Photos d’exactions de l’EI sur Twitter: Marine Le Pen renvoyée devant la justice

Marine Le Pen va devoir s’expliquer devant la justice pour des tweets datant de 2015: elle a été renvoyée devant le tribunal correctionnel de Nanterre pour avoir diffusé des photos d’exactions du groupe jihadiste Etat islamique (EI) sur Twitter.

Une juge d’instruction a signé fin mai une ordonnance de renvoi pour trois tweets, publiés en décembre 2015, quelques semaines à peine après les attentats meurtriers revendiqués par ce même groupe à Paris et en Seine-Saint-Denis.

La date du procès pour "diffusion d’images violentes" de la présidente du Rassemblement national (RN) n’est cependant pas encore fixée.

En réponse au journaliste Jean-Jacques Bourdin, qu’elle accusait d’avoir "fait un parallèle" entre l’EI et le Front national (devenu RN), Mme Le Pen avait relayé, le 16 décembre 2015, des photos d’exactions du groupe jihadiste en y ajoutant les mots: "Daech, c’est ça !"

Les photos montraient un soldat syrien écrasé vivant sous les chenilles d’un char, un pilote jordanien brûlé vif dans une cage et une photo du journaliste américain James Foley, le corps décapité et la tête posée sur le dos.

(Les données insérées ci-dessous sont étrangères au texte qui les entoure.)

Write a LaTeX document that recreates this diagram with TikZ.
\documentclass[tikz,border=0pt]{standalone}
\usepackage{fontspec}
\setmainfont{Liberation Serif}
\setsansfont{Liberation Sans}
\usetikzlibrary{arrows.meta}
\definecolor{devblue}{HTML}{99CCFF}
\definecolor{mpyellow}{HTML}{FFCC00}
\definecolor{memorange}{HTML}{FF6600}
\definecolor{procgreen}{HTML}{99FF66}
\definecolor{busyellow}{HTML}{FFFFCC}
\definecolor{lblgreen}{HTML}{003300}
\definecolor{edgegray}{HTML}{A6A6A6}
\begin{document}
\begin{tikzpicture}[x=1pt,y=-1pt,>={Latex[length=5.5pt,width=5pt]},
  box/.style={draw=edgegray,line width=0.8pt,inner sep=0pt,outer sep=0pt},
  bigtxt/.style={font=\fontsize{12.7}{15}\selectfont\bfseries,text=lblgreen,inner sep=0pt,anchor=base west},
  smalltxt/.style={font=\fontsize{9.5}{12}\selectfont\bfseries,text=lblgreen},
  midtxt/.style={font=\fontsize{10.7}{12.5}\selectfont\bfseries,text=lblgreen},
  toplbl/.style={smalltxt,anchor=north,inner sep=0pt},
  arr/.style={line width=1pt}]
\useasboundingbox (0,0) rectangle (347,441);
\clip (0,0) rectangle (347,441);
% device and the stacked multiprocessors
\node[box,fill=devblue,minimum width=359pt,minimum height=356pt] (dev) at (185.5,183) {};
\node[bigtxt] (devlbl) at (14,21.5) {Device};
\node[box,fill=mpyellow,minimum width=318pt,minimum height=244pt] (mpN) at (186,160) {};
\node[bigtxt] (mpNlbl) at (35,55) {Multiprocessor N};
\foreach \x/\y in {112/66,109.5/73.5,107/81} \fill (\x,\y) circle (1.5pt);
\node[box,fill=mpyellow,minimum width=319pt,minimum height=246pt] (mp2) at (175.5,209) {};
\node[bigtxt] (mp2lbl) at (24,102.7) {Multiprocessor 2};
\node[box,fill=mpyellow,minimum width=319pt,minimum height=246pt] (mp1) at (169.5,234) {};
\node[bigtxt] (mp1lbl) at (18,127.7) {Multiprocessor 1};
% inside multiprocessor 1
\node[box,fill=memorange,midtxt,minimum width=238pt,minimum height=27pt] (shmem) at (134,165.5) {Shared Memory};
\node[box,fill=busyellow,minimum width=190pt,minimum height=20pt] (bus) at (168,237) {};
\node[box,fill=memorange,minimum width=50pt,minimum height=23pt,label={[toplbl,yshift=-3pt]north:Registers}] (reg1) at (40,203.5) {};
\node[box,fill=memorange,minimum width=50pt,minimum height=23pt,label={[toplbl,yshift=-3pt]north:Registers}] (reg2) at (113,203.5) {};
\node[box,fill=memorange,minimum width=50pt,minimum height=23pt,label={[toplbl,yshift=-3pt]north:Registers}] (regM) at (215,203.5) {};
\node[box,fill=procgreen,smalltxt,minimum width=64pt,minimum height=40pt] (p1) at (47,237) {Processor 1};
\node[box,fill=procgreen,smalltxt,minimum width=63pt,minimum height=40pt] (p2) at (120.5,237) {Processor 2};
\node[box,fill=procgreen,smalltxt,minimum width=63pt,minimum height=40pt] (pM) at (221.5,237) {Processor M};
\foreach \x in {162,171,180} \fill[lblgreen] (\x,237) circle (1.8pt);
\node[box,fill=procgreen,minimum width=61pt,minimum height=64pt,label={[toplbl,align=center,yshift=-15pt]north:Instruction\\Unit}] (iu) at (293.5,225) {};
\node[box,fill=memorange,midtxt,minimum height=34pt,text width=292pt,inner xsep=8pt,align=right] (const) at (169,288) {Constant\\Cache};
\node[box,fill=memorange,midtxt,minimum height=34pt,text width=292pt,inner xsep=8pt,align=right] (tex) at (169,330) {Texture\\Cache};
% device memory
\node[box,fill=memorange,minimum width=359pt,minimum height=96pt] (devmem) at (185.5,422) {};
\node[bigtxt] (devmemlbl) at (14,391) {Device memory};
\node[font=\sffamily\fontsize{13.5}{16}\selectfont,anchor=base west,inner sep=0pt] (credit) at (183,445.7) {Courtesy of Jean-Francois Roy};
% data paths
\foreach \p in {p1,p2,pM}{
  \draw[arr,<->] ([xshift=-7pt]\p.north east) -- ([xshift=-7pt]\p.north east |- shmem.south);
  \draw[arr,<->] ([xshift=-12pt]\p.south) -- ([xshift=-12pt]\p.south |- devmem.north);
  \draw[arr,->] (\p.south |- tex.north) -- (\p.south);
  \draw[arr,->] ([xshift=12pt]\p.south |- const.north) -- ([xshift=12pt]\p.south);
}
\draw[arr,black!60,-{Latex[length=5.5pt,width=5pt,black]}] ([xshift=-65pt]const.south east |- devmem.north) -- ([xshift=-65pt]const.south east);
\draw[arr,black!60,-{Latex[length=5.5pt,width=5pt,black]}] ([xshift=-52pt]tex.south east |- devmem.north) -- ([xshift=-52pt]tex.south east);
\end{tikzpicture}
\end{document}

Après trois ans d’instruction, le parquet avait requis un procès en décembre sur la base de l’article 227-24 du Code pénal, qui punit la diffusion de messages violents susceptibles d’être vus par un mineur, une infraction passible de 3 ans de prison et 75.000 euros d’amende.

Le député du Gard Gilbert Collard, apparenté RN, avait relayé le même jour la photo d’un homme gisant au sol, le crâne défoncé, avec ce commentaire: "Bourdin compare le FN à Daech: le poids des mots et le choc des bobos !".

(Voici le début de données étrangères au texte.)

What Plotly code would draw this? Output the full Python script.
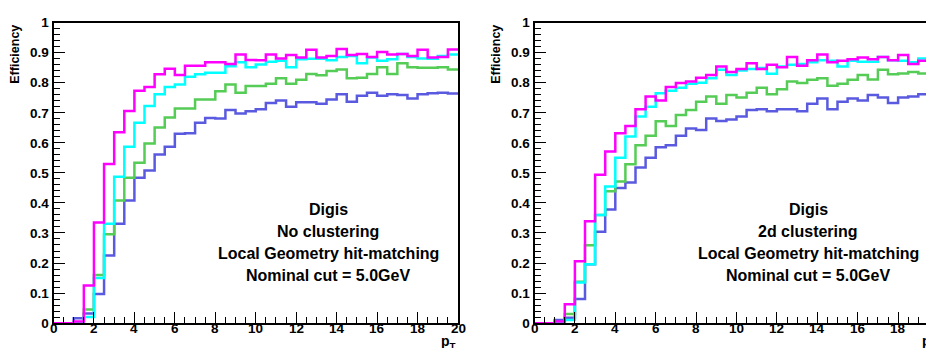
import numpy as np
import plotly.graph_objects as go

# pT binning: 40 bins of 0.5 GeV from 0 to 20
pt_edges = np.arange(41) * 0.5

# left panel: No clustering
left_magenta = [0, 0, 0.005, 0.125, 0.335, 0.53, 0.635, 0.706, 0.773, 0.786,
                0.828, 0.847, 0.826, 0.857, 0.857, 0.868, 0.868, 0.862, 0.894, 0.876,
                0.875, 0.894, 0.881, 0.892, 0.884, 0.91, 0.884, 0.889, 0.912, 0.892,
                0.896, 0.886, 0.902, 0.894, 0.896, 0.889, 0.91, 0.884, 0.886, 0.911]
left_cyan = [0, 0, 0.003, 0.02, 0.15, 0.331, 0.487, 0.587, 0.667, 0.723,
             0.762, 0.786, 0.794, 0.820, 0.828, 0.833, 0.833, 0.855, 0.868, 0.852,
             0.861, 0.870, 0.873, 0.852, 0.878, 0.880, 0.880, 0.875, 0.886, 0.889,
             0.865, 0.884, 0.873, 0.878, 0.896, 0.886, 0.881, 0.880, 0.889, 0.894]
left_green = [0, 0, 0.003, 0.045, 0.160, 0.296, 0.408, 0.484, 0.534, 0.598,
              0.651, 0.684, 0.714, 0.714, 0.744, 0.744, 0.772, 0.794, 0.767, 0.789,
              0.789, 0.797, 0.815, 0.797, 0.810, 0.829, 0.825, 0.839, 0.844, 0.815,
              0.817, 0.829, 0.852, 0.829, 0.865, 0.852, 0.850, 0.850, 0.852, 0.844]
left_blue = [0, 0, 0.016, 0.032, 0.097, 0.225, 0.331, 0.408, 0.484, 0.508,
             0.561, 0.587, 0.630, 0.632, 0.667, 0.683, 0.681, 0.709, 0.698, 0.705,
             0.712, 0.733, 0.741, 0.720, 0.735, 0.735, 0.730, 0.744, 0.762, 0.737,
             0.757, 0.767, 0.757, 0.762, 0.759, 0.748, 0.762, 0.765, 0.767, 0.764]

# right panel: 2d clustering
right_magenta = [0, 0, 0.005, 0.063, 0.206, 0.339, 0.494, 0.571, 0.632, 0.656,
                 0.712, 0.754, 0.741, 0.786, 0.799, 0.804, 0.817, 0.826, 0.854, 0.836,
                 0.846, 0.865, 0.846, 0.860, 0.852, 0.886, 0.857, 0.875, 0.894, 0.868,
                 0.873, 0.878, 0.884, 0.878, 0.886, 0.875, 0.892, 0.862, 0.873, 0.900]
right_cyan = [0, 0, 0.003, 0.01, 0.135, 0.196, 0.36, 0.455, 0.550, 0.621,
              0.688, 0.720, 0.765, 0.773, 0.783, 0.797, 0.80, 0.815, 0.843, 0.826,
              0.841, 0.846, 0.849, 0.830, 0.854, 0.860, 0.862, 0.868, 0.875, 0.873,
              0.854, 0.873, 0.870, 0.870, 0.886, 0.875, 0.873, 0.868, 0.881, 0.884]
right_green = [0, 0, 0.002, 0.03, 0.138, 0.259, 0.360, 0.439, 0.471, 0.529,
               0.592, 0.624, 0.672, 0.656, 0.693, 0.709, 0.737, 0.754, 0.730, 0.759,
               0.751, 0.767, 0.783, 0.762, 0.778, 0.804, 0.799, 0.810, 0.815, 0.790,
               0.797, 0.810, 0.826, 0.811, 0.843, 0.828, 0.831, 0.836, 0.831, 0.831]
right_blue = [0, 0, 0.01, 0.018, 0.08, 0.196, 0.304, 0.378, 0.45, 0.468,
              0.518, 0.550, 0.585, 0.592, 0.624, 0.648, 0.643, 0.681, 0.673, 0.678,
              0.688, 0.709, 0.712, 0.705, 0.712, 0.712, 0.705, 0.730, 0.748, 0.712,
              0.737, 0.748, 0.741, 0.759, 0.751, 0.733, 0.751, 0.754, 0.762, 0.757]

x_ticks = list(range(0, 21, 2))
panel_labels = [
    ["Digis", "No clustering", "Local Geometry hit-matching", "Nominal cut = 5.0GeV"],
    ["Digis", "2d clustering", "Local Geometry hit-matching", "Nominal cut = 5.0GeV"],
]

W, H = 934, 348
FONT = "Liberation Sans"
line_colors = ["#5a5ae0", "#55cc55", "#00ffff", "#ff00ff"]


def px_x(p):
    return p / W


def px_y(p):
    return 1 - p / H


fig = go.Figure()

panels = [
    (left_blue, left_green, left_cyan, left_magenta),
    (right_blue, right_green, right_cyan, right_magenta),
]

for i, series in enumerate(panels):
    suffix = "" if i == 0 else "2"
    for vals, col in zip(series, line_colors):
        fig.add_trace(go.Scatter(
            x=pt_edges, y=list(vals) + [vals[-1]],
            mode="lines", line=dict(shape="hv", color=col, width=2.5),
            xaxis="x" + suffix, yaxis="y" + suffix,
            showlegend=False, hoverinfo="skip",
        ))

tickfont = dict(family=FONT, size=13.5, color="black", weight="bold")
common_x = dict(
    range=[0, 20], tickvals=x_ticks, ticks="inside", ticklen=11, tickwidth=1,
    tickcolor="black", minor=dict(dtick=0.5, ticks="inside", ticklen=6, tickcolor="black"),
    showgrid=False, zeroline=False, showline=True, linecolor="black", linewidth=2,
    mirror=True, showticklabels=False,
)
common_y = dict(
    range=[0, 1], dtick=0.1, ticks="inside", ticklen=11, tickwidth=1,
    tickcolor="black", minor=dict(dtick=0.02, ticks="inside", ticklen=6, tickcolor="black"),
    showgrid=False, zeroline=False, showline=True, linecolor="black", linewidth=2,
    mirror=True, tickfont=tickfont,
)

y_dom = [px_y(322), px_y(8)]
fig.update_layout(
    width=W, height=H, margin=dict(l=0, r=0, t=0, b=0),
    plot_bgcolor="white", paper_bgcolor="white",
    xaxis=dict(domain=[px_x(45.5), px_x(450)], anchor="y", **common_x),
    yaxis=dict(domain=y_dom, anchor="x", **common_y),
    xaxis2=dict(domain=[px_x(526.5), px_x(930.5)], anchor="y2", **common_x),
    yaxis2=dict(domain=y_dom, anchor="x2", **common_y),
)

annotations = []
for i, labels in enumerate(panel_labels):
    cx = 320 if i == 0 else 800
    for j, txt in enumerate(labels):
        annotations.append(dict(
            x=px_x(cx), y=px_y(203 + j * 23), xref="paper", yref="paper",
            text=txt, showarrow=False, xanchor="center", yanchor="middle",
            font=dict(family=FONT, size=16, color="black", weight="bold"),
        ))
    x0 = 45.5 if i == 0 else 526.5
    xref = "x" if i == 0 else "x2"
    # x tick labels sit right under the frame, ROOT style
    for t in x_ticks:
        annotations.append(dict(
            x=t, y=px_y(328), xref=xref, yref="paper", text=str(t),
            showarrow=False, xanchor="center", yanchor="middle",
            font=tickfont,
        ))
    annotations.append(dict(
        x=px_x(x0 - 38), y=px_y(41), xref="paper", yref="paper",
        text="Efficiency", textangle=-90, showarrow=False,
        xanchor="center", yanchor="middle",
        font=dict(family=FONT, size=12.5, color="black", weight="bold"),
    ))
    annotations.append(dict(
        x=px_x(x0 + 404), y=px_y(342), xref="paper", yref="paper",
        text="p<sub>T</sub>", showarrow=False, xanchor="right", yanchor="middle",
        font=dict(family=FONT, size=14, color="black", weight="bold"),
    ))
fig.update_layout(annotations=annotations)

fig.write_html("out.html")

Il a lui aussi fait l’objet d’une instruction qui a abouti à son renvoi en correctionnelle fin mars, pour la même infraction que la présidente du parti d’extrême droite.

A l’époque, la publication de ces images, très violentes, avait immédiatement soulevé un tollé au sein de la classe politique et au delà: le parquet de Nanterre avait lancé le jour même deux procédures, après un signalement des clichés par le ministre de l’Intérieur.

"liberté d’expression"

"On est édifié" devant cet "acharnement", a aussitôt réagi David Dassa-Le Deist, avocat de Mme Le Pen, interrogé par l’AFP.

Selon lui, "pas un seul pays au monde n’a détourné un texte comme celui-ci (l’article 227-24, NDLR) et ne l’a utilisé pour convoquer devant un tribunal pénal son principal leader politique d’opposition, dans le but de limiter sa liberté d’expression".

Et de souligner que ce texte de loi n’a été jusque là appliqué que "pour protéger les mineurs de pervers". "Le net pullule de contenus pornographiques, pédopornographiques ou ultra violents, en accès libres pour les mineurs. Ca, ça n’a jamais intéressé le parquet de Nanterre…", a-t-il ironisé.

L’avocat de M. Collard, Jean-Marc Descoubes, avait lui aussi estimé fin mars que les poursuites contre les deux caciques du RN étaient "infondées tant juridiquement que sur le plan factuel".

Après s’être vu retirer son immunité parlementaire, d’abord en tant qu’eurodéputée puis en tant que députée, Mme Le Pen avait, elle, été mise en examen le 1er mars 2018, deux mois après M. Collard.

En septembre, elle s’était élevée contre une expertise psychiatrique ordonnée dans cette instruction – un examen cependant prévu par la procédure pénale. Dénonçant une "méthode" utilisée "dans les régimes totalitaires", elle avait déclaré qu’elle ne s’y rendrait pas.

Depuis, un expert a été commis par la justice mais aucune convocation n’est parvenue à la dirigeante du RN, selon Me Dassa-Le Deist.

A cette occasion, Mme Le Pen avait publié, à nouveau sur Twitter, le document ordonnant cette expertise, signé par la juge d’instruction: une nouvelle enquête a été ouverte, dépaysée à Versailles, la loi interdisant la publication d’un acte de procédure judiciaire avant une audience publique.

Le 5 juin, elle a à nouveau utilisé Twitter pour fustiger une convocation aux fins de mise en examen dans cette seconde enquête, évoquant une "persécution".

Mme Le Pen est par ailleurs mise en examen dans un autre dossier, celui des emplois présumés fictifs d’assistants parlementaires européens, pour "détournements de fonds publics", aux côtés de plusieurs autres responsables politiques.